Addressing a press conference after the consultations on what is being described as an alternative or rural model of undergraduate education, MCI President Ketan Desai said the scheme would help to tide over the acute shortage of skilled manpower and replace rampant quackery with well trained manpower at the grass roots. The existing model was “urban-centric.”

The four-year course has to be approved by the Central Health Council, represented by the State Health Ministers, and ratified and implemented by the States, health being a State subject. If approved, the State Medical Councils will have to recognise the course under a separate ‘schedule,’ through an amendment to the Act.

Mr. Desai said the plan was to start 300 schools to run this course, and preference would be given to districts which did not have medical colleges.

Admissions would be district-based as far as possible, but the degree-holders could be asked to serve in any ‘notified area’ in the State and their services sought in the event of emergencies and natural calamities.

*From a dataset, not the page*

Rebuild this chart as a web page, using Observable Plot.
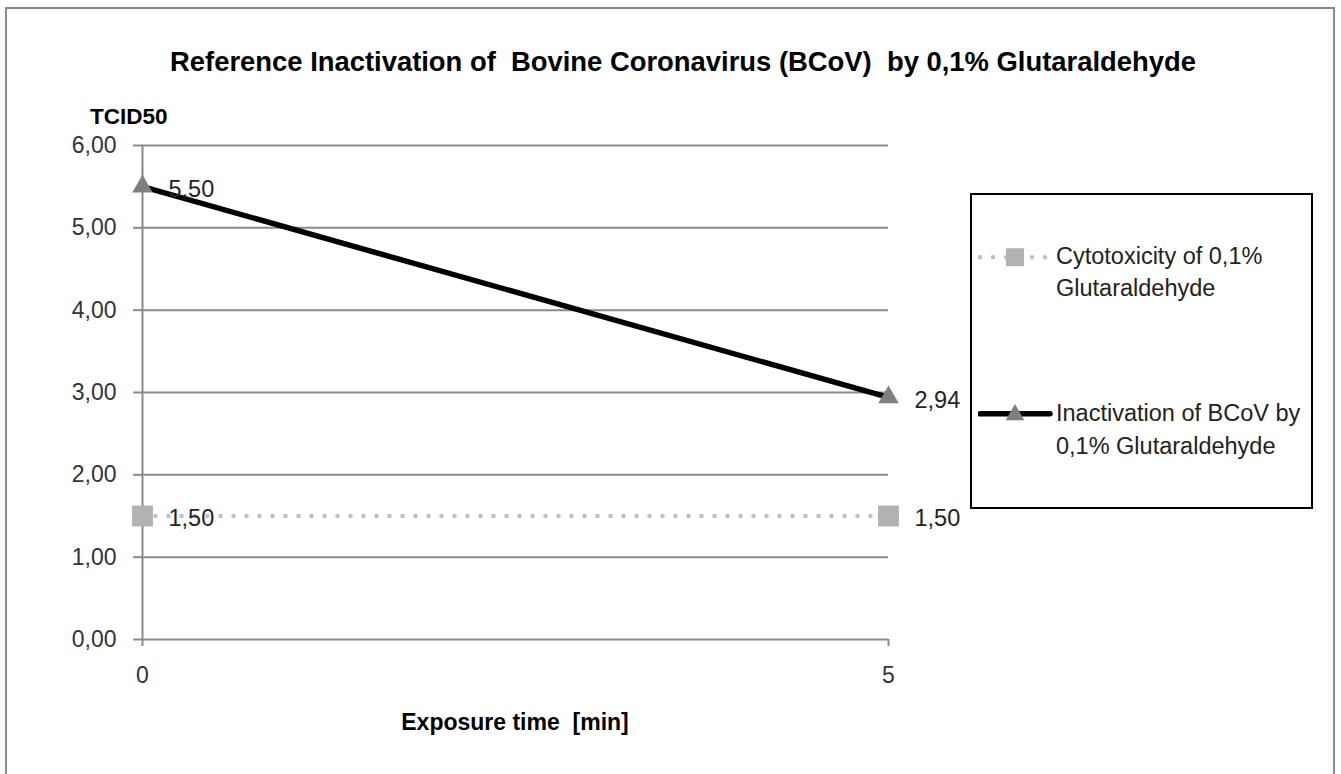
<!DOCTYPE html>
<html>
<head>
<meta charset="utf-8">
<script src="https://cdn.jsdelivr.net/npm/d3@7"></script>
<script src="https://cdn.jsdelivr.net/npm/@observablehq/plot@0.6"></script>
<style>
  html, body { margin: 0; padding: 0; background: #fff; }
  #wrap { position: relative; width: 1341px; height: 774px; overflow: hidden; font-family: "Liberation Sans", Arial, sans-serif; color: #333; }
  #chart { position: absolute; left: 0; top: 0; }
  .frame { position: absolute; left: 5px; top: 7px; width: 1326px; height: 820px; border: 2px solid #8a8a8a; pointer-events: none; }
  .txt { position: absolute; white-space: pre; line-height: 1; }
  #title { left: 0; width: 1366px; top: 47.5px; text-align: center; font-weight: bold; font-size: 27.4px; color: #000; }
  #ylab { left: 90px; top: 106px; font-weight: bold; font-size: 22.5px; color: #000; }
  #xlab { left: 315px; width: 400px; top: 710.5px; text-align: center; font-weight: bold; font-size: 23px; color: #000; }
  #legend { position: absolute; left: 970px; top: 193px; width: 339px; height: 312px; border: 2px solid #000; background: #fff; }
  .entry { position: absolute; left: 6px; }
  .entry svg { position: absolute; left: 0; top: 0; }
  .entry .lab { position: absolute; left: 78px; top: 0; font-size: 23.5px; line-height: 32.7px; color: #222; white-space: pre; }
</style>
</head>
<body>
<div id="wrap">
  <div id="chart"></div>
  <div class="txt" id="title"></div>
  <div class="txt" id="ylab"></div>
  <div class="txt" id="xlab"></div>
  <div id="legend"></div>
  <div class="frame"></div>
</div>
<script>
// ---- data ----
const titleText = "Reference Inactivation of  Bovine Coronavirus (BCoV)  by 0,1% Glutaraldehyde";
const yAxisTitle = "TCID50";
const xAxisTitle = "Exposure time  [min]";
const times = [0, 5];
const cytotoxicity = [1.50, 1.50];
const inactivation = [5.50, 2.94];
const yTicks = [0, 1, 2, 3, 4, 5, 6];
const xTicks = [0, 5];
const seriesNames = ["Cytotoxicity of 0,1%\nGlutaraldehyde", "Inactivation of BCoV by\n0,1% Glutaraldehyde"];

// ---- build ----
const fmt = v => v.toFixed(2).replace(".", ",");
const cyto = times.map((t, i) => ({t, v: cytotoxicity[i]}));
const inact = times.map((t, i) => ({t, v: inactivation[i]}));

const gridColor = "#8a8a8a";
const chart = Plot.plot({
  width: 1341,
  height: 774,
  marginLeft: 142,
  marginRight: 453,
  marginTop: 145,
  marginBottom: 135,
  style: {background: "transparent", fontFamily: "Liberation Sans, Arial, sans-serif", color: "#333"},
  x: {domain: [0, 5]},
  y: {domain: [0, 6]},
  marks: [
    Plot.gridY(yTicks, {stroke: gridColor, strokeOpacity: 1, strokeWidth: 2}),
    Plot.ruleX([0], {y1: 0, y2: 6, stroke: gridColor, strokeWidth: 2}),
    Plot.axisY({ticks: yTicks, tickFormat: fmt, tickSize: 9, tickPadding: 17, fontSize: 23, stroke: gridColor, strokeWidth: 2, fill: "#333", label: null}),
    Plot.axisX({ticks: xTicks, tickFormat: d => String(d), tickSize: 7, tickPadding: 20, fontSize: 23, stroke: gridColor, strokeWidth: 2, fill: "#333", label: null}),
    Plot.line(cyto, {x: "t", y: "v", stroke: "#bfbfbf", strokeWidth: 4.5, strokeDasharray: "0 13", strokeLinecap: "round"}),
    Plot.line(inact, {x: "t", y: "v", stroke: "#000", strokeWidth: 5.5}),
    Plot.dot(cyto, {x: "t", y: "v", symbol: "square", r: 11.8, fill: "#b2b2b2", stroke: null}),
    Plot.dot(inact, {x: "t", y: "v", symbol: "triangle", r: 7.6, fill: "#7f7f7f", stroke: null}),
    Plot.text(cyto, {x: "t", y: "v", text: d => fmt(d.v), dx: 26, dy: 2, textAnchor: "start", fontSize: 23.5, fill: "#222"}),
    Plot.text(inact, {x: "t", y: "v", text: d => fmt(d.v), dx: 26, dy: 3, textAnchor: "start", fontSize: 23.5, fill: "#222"})
  ]
});
document.getElementById("chart").appendChild(chart);

document.getElementById("title").textContent = titleText;
document.getElementById("ylab").textContent = yAxisTitle;
document.getElementById("xlab").textContent = xAxisTitle;

// legend
const legend = document.getElementById("legend");
const entryTops = [44.5, 202.2];
const swatchCy = [17.2, 16.8];
seriesNames.forEach((name, i) => {
  const e = document.createElement("div");
  e.className = "entry";
  e.style.top = entryTops[i] + "px";
  const svg = d3.create("svg").attr("width", 80).attr("height", 36);
  const cy = swatchCy[i];
  if (i === 0) {
    svg.append("line").attr("x1", 2).attr("x2", 72).attr("y1", cy).attr("y2", cy)
      .attr("stroke", "#bfbfbf").attr("stroke-width", 4.5).attr("stroke-dasharray", "0 13").attr("stroke-linecap", "round");
    svg.append("rect").attr("x", 28).attr("y", cy - 9).attr("width", 18).attr("height", 18).attr("fill", "#b2b2b2");
  } else {
    svg.append("line").attr("x1", 2).attr("x2", 72).attr("y1", cy).attr("y2", cy)
      .attr("stroke", "#000").attr("stroke-width", 5.5).attr("stroke-linecap", "round");
    svg.append("path").attr("d", d3.symbol(d3.symbolTriangle, 150)()).attr("transform", `translate(37,${cy + 1})`).attr("fill", "#7f7f7f");
  }
  e.appendChild(svg.node());
  const lab = document.createElement("div");
  lab.className = "lab";
  lab.textContent = name;
  e.appendChild(lab);
  legend.appendChild(e);
});
</script>
</body>
</html>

The degree-holders would not be allowed to serve in urban areas. Nor was there any provision at present for their pursuing a postgraduate course. This has been challenged in the Delhi High Court through a public interest litigation petition.

The curriculum would be modular, and students would be taught medicine; surgery (for hernia, abdominal pain and appendicitis); obstetrics and gynaecology; paediatrics; orthopaedics; eye, ear, nose and throat medicine; community medicine and forensic medicine; family medicine; pharmacology; anatomy; physiology; biochemistry; pathology and microbiology.

A mechanism would be created for updating the curriculum periodically to make BRHC “timely and relevant,” Dr. Desai said. It would lay emphasis on national health programmes.

The competencies required of a candidate, on completion of the course, to practise medicine would be spelt out and notified as are the Graduate Medical Education Regulations for MBBS.

The model would initially be implemented on a pilot basis in a few government institutions. If the trial proved a success, it would be extended to the private sector.